The Illusion of Control Through Signs
The belief that drivers obey posted limits is one of the most persistent myths in traffic safety. As Charles Marohn explains in Confessions of a Recovering Engineer, people interpret speed limits as suggestions—a social contract, not a technical constraint. Most of us assume that the speed limit is a political number set by officials, not necessarily one tied to the actual risk of driving that fast. That assumption is often correct.
In the U.S., limits are typically set by the “85th percentile rule,” meaning the speed at which 85% of drivers travel safely under normal conditions. But that logic is circular: the design encourages certain speeds, so engineers then codify those same behaviors. The result is a built environment that legitimizes speeding because the road geometry itself was created for it.
The Psychology of Comfort and Risk
According to Wes Marshall’s Killed by a Traffic Engineer, drivers rely more on subconscious cues than numbers. Wide, straight lanes signal low risk and invite higher speeds. Narrow lanes, trees, and pedestrian activity heighten perceived danger and naturally slow people down. In other words, we don’t drive the posted limit—we drive what feels safe.
Charles Montgomery’s Happy City and Jeff Speck’s Walkable City reinforce this concept. Their research shows that streets designed for human scale—short blocks, tight corners, visual friction—create a sense of alertness.

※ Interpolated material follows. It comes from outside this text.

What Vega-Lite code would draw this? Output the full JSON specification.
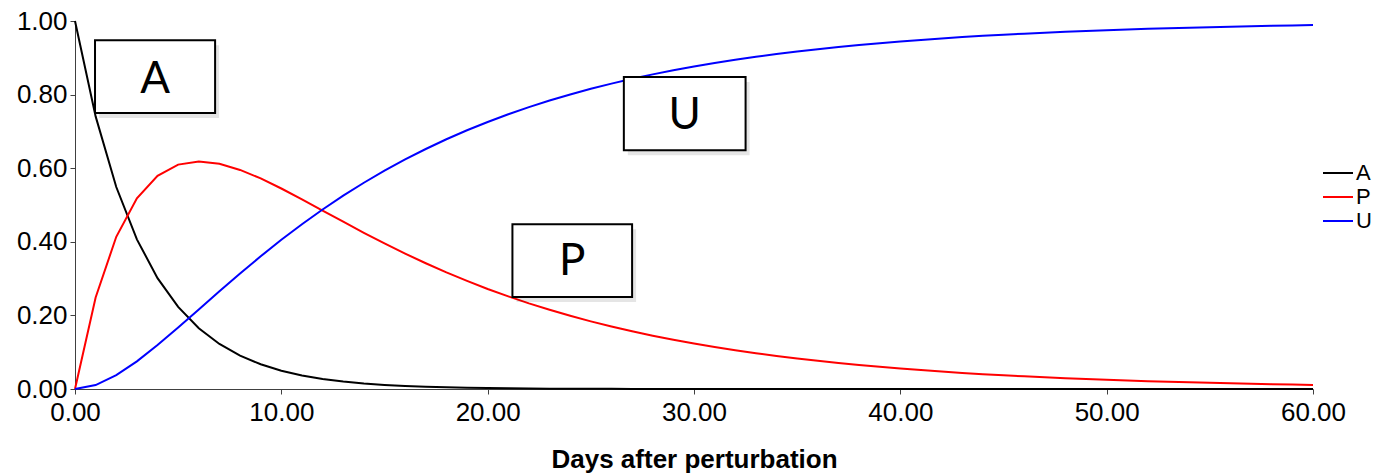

The goal isn’t fear but engagement: drivers who feel present and connected to their surroundings make fewer deadly mistakes.
The Geometry of Speed
Lane width might be the single most powerful visual cue in traffic psychology. Studies at the Texas A&M Transportation Institute found that drivers on suburban arterials automatically drove faster on wider lanes—even without signs or enforcement. The study Design Factors That Affect Driver Speed on Suburban Arterials demonstrated that when lane width shrinks from 12 feet to 10 feet, average speeds drop by 5 to 9 mph. Narrower lanes also reduce crash severity because vehicles occupy less space and leave more room for sidewalks, bike lanes, or buffers.
It’s tempting to think the solution is more enforcement. Yet decades of studies—including Study of the Impact of Police Enforcement on Motorists’ Speeds—show that radar traps and ticket blitzes only change behavior temporarily. Drivers slow down when they know police are around, then revert once enforcement disappears.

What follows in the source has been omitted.